● Stored data entries
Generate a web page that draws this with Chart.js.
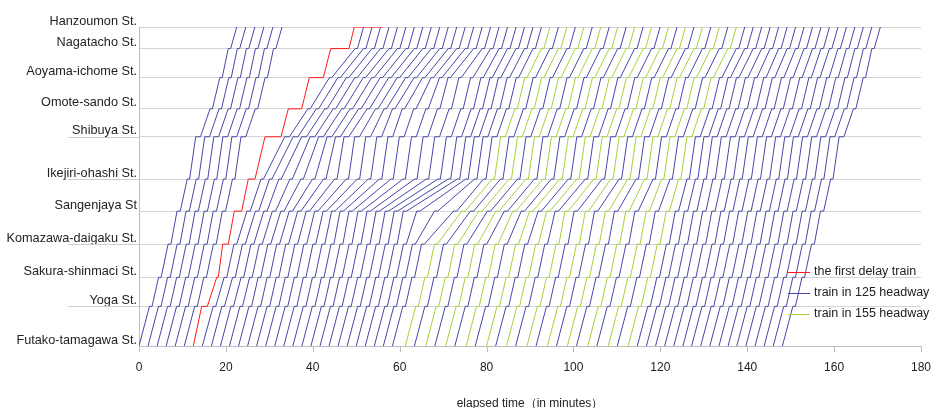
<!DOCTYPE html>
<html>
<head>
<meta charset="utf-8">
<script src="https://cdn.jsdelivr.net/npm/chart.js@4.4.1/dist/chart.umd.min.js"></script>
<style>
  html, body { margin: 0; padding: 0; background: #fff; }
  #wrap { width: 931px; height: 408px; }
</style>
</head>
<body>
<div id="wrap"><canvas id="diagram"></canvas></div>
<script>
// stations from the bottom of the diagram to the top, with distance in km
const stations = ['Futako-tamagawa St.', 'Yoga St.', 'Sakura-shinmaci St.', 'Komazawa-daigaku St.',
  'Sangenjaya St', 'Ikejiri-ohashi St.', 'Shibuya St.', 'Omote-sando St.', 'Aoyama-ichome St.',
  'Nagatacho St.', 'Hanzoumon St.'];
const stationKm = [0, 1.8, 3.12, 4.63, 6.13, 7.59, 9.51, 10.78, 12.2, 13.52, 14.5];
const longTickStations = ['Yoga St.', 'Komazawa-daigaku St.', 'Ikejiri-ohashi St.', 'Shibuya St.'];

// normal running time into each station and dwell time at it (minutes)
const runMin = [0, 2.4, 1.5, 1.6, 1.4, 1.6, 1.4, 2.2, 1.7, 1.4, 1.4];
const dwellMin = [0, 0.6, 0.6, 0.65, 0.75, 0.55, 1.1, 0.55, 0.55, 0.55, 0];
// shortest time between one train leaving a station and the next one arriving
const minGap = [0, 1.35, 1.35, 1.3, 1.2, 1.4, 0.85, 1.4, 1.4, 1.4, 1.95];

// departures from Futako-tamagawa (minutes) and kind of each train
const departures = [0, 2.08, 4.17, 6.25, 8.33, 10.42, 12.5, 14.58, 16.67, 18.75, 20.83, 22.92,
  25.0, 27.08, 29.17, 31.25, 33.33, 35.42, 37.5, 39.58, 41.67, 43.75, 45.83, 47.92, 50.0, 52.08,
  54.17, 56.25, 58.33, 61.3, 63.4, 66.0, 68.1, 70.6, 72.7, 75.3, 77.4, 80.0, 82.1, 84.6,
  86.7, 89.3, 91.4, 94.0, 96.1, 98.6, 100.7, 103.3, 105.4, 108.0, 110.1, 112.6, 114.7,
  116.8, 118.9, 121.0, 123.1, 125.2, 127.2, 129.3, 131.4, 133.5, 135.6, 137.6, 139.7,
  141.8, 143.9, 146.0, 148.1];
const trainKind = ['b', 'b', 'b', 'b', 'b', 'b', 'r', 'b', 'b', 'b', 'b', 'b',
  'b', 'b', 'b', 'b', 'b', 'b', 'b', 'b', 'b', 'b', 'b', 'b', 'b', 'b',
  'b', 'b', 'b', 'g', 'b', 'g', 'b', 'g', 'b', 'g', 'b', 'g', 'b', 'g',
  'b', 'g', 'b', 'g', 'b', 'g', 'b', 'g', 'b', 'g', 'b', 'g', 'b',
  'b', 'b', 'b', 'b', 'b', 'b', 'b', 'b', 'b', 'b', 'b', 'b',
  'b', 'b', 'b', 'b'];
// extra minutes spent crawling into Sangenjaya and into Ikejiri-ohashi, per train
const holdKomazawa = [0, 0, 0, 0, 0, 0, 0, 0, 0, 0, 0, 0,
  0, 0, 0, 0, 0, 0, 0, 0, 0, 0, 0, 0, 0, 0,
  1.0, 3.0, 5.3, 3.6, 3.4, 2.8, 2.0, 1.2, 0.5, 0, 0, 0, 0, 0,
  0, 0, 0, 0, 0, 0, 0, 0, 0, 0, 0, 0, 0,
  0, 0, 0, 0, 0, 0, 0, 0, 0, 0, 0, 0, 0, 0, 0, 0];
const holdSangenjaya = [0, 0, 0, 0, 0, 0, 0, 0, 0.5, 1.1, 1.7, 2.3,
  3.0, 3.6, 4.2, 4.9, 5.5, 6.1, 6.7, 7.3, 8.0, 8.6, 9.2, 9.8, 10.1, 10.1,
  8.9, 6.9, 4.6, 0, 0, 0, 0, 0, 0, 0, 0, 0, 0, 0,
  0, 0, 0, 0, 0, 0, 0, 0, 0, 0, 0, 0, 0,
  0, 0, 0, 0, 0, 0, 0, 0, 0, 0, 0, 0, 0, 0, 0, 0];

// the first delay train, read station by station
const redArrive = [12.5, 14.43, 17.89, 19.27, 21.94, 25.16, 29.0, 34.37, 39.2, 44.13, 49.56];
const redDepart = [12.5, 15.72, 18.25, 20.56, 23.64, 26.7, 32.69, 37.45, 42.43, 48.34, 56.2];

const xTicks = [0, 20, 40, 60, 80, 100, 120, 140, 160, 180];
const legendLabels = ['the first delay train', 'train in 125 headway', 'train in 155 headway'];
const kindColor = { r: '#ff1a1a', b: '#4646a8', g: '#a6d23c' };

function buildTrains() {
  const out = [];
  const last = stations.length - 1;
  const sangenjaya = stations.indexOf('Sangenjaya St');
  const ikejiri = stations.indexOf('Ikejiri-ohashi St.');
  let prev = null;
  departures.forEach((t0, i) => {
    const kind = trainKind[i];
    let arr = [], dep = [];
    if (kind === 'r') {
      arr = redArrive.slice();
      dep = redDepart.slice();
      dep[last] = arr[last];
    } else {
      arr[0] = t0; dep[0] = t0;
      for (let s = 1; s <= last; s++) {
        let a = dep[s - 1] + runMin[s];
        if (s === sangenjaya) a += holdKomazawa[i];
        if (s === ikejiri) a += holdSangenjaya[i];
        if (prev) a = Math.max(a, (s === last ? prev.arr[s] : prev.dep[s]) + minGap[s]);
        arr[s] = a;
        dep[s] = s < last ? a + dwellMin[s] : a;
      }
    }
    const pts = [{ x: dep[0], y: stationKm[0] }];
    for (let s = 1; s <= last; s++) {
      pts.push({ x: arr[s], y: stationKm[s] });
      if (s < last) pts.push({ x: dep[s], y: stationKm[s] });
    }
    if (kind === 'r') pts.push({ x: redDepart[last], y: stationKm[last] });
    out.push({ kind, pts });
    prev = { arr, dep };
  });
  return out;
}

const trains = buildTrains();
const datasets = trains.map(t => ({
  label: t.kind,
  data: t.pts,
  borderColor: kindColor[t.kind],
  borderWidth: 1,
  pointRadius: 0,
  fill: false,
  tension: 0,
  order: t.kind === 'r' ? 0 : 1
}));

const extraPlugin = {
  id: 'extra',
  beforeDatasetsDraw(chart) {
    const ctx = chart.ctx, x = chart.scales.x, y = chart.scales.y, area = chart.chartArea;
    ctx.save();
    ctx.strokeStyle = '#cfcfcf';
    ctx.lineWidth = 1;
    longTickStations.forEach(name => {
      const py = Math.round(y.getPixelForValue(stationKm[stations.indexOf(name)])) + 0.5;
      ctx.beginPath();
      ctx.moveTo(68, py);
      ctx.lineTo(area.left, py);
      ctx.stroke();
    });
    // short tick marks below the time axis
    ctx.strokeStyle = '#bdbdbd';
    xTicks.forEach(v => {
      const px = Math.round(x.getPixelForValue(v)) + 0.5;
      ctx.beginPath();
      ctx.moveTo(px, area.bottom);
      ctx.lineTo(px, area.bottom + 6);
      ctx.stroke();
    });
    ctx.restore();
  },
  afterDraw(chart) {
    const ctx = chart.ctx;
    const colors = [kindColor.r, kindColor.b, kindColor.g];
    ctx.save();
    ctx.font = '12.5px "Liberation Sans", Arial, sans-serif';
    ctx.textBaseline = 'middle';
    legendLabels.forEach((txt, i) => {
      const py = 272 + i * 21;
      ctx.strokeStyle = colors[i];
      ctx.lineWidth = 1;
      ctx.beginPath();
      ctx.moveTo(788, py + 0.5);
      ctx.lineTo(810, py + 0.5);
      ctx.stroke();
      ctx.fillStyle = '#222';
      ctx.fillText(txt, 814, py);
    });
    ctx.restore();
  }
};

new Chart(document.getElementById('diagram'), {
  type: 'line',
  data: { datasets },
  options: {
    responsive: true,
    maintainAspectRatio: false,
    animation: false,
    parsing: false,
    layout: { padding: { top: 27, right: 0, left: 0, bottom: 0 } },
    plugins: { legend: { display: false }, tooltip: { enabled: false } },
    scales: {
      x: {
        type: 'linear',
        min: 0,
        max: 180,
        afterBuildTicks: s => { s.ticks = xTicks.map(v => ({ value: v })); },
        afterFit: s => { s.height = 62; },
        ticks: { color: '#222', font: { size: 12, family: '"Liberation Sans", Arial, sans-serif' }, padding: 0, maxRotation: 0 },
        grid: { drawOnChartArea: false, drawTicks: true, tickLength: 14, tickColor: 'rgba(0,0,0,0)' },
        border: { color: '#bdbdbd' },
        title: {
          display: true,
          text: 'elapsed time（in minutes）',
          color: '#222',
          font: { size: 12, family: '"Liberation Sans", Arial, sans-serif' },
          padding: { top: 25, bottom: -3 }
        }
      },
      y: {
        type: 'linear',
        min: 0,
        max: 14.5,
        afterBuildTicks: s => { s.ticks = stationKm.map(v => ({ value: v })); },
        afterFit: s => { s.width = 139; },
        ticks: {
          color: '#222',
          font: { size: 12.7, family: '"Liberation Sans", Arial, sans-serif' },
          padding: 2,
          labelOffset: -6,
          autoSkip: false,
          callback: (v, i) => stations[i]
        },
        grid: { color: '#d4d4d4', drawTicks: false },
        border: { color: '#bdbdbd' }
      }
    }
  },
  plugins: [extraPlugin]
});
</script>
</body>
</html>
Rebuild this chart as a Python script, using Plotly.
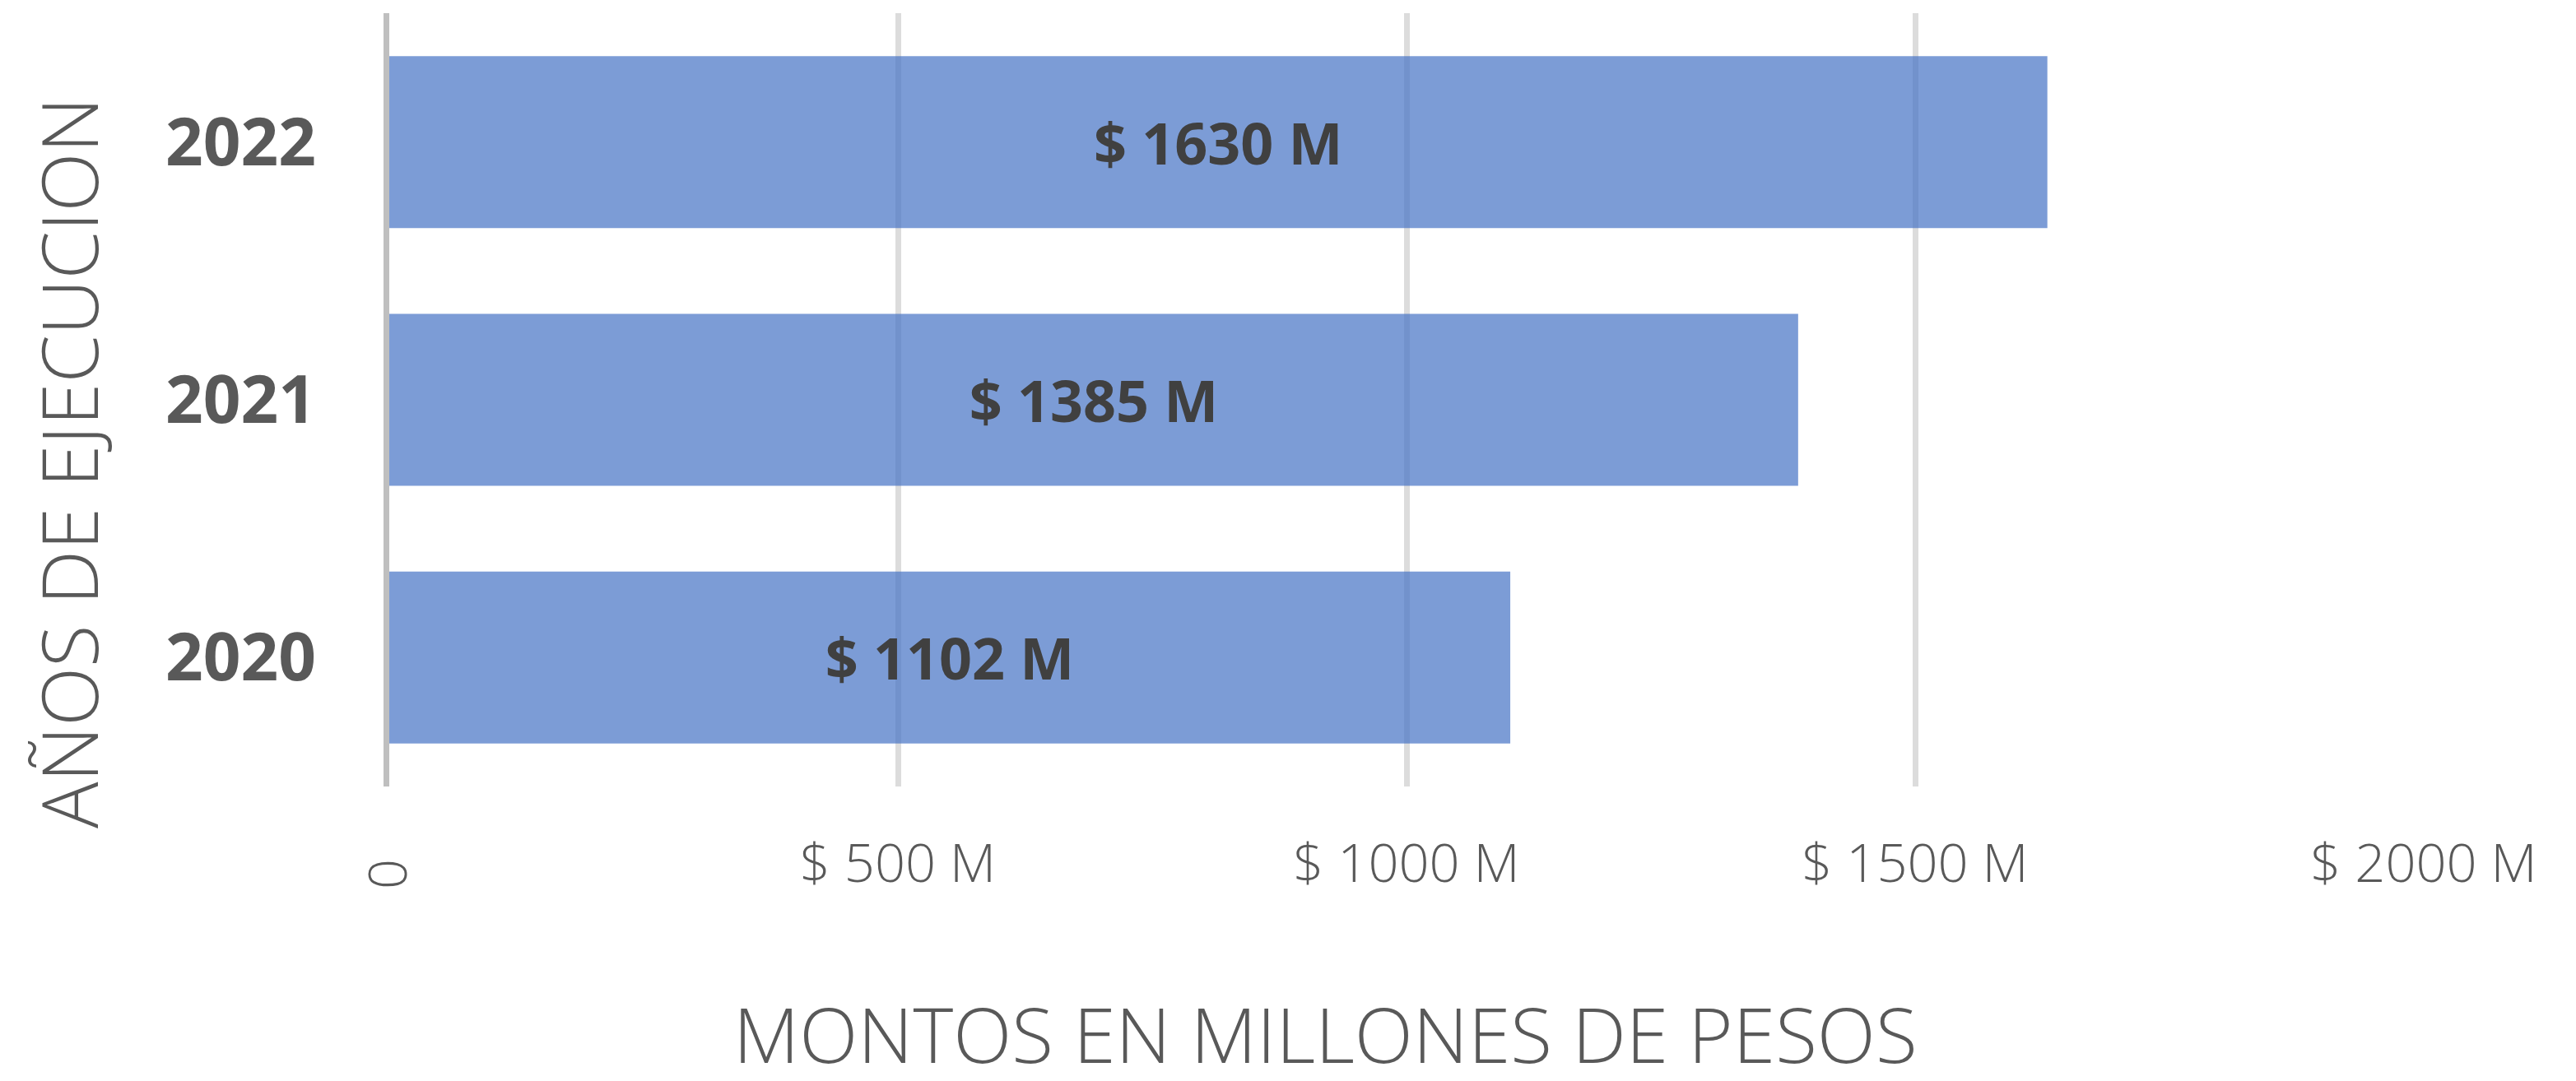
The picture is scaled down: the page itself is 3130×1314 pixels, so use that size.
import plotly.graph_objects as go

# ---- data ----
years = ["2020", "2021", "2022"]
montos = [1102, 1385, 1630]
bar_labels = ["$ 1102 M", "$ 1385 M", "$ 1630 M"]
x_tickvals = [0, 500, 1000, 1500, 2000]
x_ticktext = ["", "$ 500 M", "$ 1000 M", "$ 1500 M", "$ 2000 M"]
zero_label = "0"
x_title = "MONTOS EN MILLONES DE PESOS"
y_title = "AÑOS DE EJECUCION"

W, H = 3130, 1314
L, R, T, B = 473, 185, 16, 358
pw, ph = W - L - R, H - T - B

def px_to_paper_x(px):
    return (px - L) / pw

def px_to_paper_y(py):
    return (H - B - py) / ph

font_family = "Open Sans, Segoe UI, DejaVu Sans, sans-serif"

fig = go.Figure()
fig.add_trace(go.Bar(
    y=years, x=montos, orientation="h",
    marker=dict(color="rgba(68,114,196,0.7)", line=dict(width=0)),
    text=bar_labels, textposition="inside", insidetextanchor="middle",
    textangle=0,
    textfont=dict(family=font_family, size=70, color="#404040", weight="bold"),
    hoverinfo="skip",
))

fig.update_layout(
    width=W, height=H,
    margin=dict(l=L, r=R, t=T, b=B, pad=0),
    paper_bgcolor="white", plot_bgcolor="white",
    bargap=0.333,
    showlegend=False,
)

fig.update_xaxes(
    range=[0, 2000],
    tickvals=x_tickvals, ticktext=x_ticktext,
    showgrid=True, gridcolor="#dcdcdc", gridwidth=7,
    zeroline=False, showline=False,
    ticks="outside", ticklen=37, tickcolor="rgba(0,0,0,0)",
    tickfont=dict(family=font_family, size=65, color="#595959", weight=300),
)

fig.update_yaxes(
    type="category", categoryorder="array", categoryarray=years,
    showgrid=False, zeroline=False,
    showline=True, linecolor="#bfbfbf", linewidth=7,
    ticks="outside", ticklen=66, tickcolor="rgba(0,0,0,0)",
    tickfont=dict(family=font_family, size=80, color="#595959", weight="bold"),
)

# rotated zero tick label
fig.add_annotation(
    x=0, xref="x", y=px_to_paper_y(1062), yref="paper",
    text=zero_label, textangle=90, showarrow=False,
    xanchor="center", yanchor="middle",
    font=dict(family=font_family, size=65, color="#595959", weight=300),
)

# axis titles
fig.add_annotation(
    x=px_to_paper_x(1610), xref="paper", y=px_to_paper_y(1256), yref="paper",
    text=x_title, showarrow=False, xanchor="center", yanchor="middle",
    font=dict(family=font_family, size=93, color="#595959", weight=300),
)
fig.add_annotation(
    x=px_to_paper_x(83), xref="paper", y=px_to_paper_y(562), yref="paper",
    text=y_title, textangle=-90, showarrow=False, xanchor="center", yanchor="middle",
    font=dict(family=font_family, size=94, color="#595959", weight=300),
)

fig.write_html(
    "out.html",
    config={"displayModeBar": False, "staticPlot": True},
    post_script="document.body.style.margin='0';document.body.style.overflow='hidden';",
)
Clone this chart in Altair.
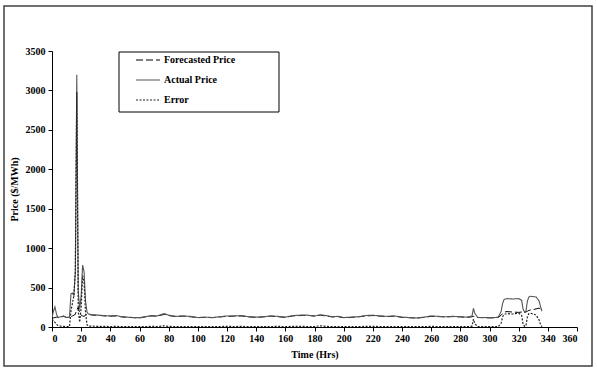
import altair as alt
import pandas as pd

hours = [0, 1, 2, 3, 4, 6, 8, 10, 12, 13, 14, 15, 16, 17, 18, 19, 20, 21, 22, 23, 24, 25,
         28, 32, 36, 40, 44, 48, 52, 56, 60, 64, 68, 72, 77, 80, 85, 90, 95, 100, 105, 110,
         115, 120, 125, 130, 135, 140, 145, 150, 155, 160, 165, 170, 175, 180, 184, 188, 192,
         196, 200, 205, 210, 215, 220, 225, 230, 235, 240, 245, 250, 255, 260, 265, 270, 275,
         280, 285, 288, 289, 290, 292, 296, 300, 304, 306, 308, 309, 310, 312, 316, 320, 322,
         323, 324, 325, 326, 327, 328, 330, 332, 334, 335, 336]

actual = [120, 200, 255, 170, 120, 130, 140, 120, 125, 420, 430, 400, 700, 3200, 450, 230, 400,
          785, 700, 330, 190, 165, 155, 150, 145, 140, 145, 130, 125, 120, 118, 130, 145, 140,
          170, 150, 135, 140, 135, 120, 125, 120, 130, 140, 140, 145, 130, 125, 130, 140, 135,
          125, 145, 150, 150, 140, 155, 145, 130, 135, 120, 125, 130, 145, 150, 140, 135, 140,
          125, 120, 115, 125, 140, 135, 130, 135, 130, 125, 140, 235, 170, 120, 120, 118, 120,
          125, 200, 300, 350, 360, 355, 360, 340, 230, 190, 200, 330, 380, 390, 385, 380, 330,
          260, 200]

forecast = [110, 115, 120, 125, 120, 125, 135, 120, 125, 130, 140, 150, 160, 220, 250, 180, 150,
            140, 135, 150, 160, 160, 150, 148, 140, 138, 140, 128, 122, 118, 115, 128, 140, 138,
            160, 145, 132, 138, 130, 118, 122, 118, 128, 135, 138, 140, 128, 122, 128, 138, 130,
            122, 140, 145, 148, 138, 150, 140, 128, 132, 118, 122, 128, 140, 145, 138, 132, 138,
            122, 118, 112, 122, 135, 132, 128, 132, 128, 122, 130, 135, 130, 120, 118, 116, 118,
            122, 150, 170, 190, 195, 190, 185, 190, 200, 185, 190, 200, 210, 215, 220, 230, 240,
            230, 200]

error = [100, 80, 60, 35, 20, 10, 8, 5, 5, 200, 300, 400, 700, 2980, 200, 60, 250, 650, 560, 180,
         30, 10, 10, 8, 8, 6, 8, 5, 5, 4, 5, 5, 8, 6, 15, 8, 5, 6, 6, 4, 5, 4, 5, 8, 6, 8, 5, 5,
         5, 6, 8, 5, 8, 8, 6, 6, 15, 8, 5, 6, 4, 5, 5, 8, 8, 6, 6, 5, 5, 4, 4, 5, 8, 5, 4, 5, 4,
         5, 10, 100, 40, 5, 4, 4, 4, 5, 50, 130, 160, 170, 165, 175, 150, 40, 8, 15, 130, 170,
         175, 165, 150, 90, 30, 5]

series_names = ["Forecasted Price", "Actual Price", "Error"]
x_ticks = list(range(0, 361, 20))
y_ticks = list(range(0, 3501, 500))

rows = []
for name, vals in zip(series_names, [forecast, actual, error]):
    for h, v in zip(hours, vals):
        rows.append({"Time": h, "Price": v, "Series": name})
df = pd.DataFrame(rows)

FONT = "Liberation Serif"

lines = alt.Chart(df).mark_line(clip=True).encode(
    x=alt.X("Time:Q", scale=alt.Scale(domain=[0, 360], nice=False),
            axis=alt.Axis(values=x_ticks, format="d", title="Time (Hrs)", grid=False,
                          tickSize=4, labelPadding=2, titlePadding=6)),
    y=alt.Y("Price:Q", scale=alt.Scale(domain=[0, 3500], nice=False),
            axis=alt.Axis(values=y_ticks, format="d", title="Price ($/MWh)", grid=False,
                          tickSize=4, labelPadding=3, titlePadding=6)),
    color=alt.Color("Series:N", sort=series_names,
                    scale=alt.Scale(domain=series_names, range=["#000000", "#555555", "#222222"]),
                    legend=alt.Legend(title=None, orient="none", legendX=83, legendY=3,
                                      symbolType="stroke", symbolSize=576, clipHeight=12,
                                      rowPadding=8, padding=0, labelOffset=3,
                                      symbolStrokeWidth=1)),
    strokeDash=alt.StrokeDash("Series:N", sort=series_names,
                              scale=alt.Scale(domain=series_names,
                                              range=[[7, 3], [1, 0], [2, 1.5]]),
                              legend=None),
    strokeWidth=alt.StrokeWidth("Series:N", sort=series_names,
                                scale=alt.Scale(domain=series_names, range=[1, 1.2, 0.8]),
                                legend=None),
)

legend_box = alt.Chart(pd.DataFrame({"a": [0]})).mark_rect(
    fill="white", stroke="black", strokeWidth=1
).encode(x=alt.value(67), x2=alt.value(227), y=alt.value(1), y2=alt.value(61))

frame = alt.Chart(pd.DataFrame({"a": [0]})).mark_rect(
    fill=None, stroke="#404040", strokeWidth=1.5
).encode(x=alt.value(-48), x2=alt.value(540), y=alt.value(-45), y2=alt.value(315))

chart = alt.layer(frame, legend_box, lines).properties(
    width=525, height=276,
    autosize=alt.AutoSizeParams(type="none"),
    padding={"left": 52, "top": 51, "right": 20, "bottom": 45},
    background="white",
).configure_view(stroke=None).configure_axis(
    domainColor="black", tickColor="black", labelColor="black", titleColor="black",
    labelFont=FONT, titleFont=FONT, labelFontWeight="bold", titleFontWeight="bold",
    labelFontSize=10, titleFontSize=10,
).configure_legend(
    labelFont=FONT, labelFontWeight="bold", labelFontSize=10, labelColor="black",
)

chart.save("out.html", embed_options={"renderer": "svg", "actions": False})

● What you have to do
Above are the records. Copy word for word only their lines from the one holding "Clone this chart in Altair." through the one holding "import pandas as pd", both included, and skip the images.

● Answer to this exercise
Clone this chart in Altair.
import altair as alt
import pandas as pd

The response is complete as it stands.